Wednesday, June 25th, 2025, 7:00 pm (Atlantic), in-person at the Lindsay Children’s Room on the 2nd floor at the Halifax Central Library, 5440 Spring Garden Road, Halifax, Nova Scotia. The Zoom link will be shared soon.
Dr Paul Huddie is a historical researcher from Ireland, who is interested in war and society, principally within the British Empire in the long 19th century. He is a graduate of University College Dublin (BA, 2008; MA 2009) and Queen’s University Belfast (2014) and the author of The Crimean War and Irish Society (2015). His research has been published in several edited volumes and multiple peer-reviewed journals, including the British Journal for Military History, Women’s History Review, and Mariner’s Mirror, and he is also the co-editor of New Perspectives on Conflict and Ireland in the Nineteenth Century, which will be published by Liverpool University Press in Spring 2025. He is currently employed as a Research Project Manager at University College Dublin, where he supports three prestigious European Research Council-funded projects.
Abstract:
How did Canadians’ experience of the Crimean War of 1854-56 compare to people in Ireland (or Britain)?

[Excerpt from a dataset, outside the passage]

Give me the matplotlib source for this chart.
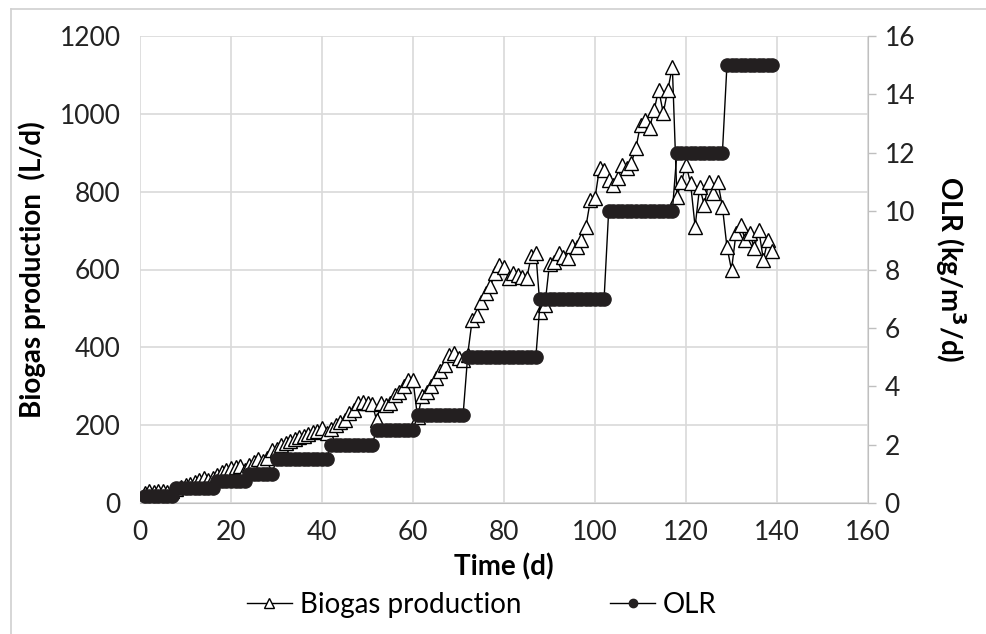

Using the Welsford-Parker Monument in Halifax as its focal point, this lecture will explore the themes of popular culture, identity, and memory within both the imperial and settler-colonial contexts of Atlantic Canada and contrast them with the Irish experience. All with a view to identify shared experiences of imperial warfare in the nineteenth century. This research and lecture has been supported by the Ireland Canada University Foundation’s Craig Dobbin Legacy Programme.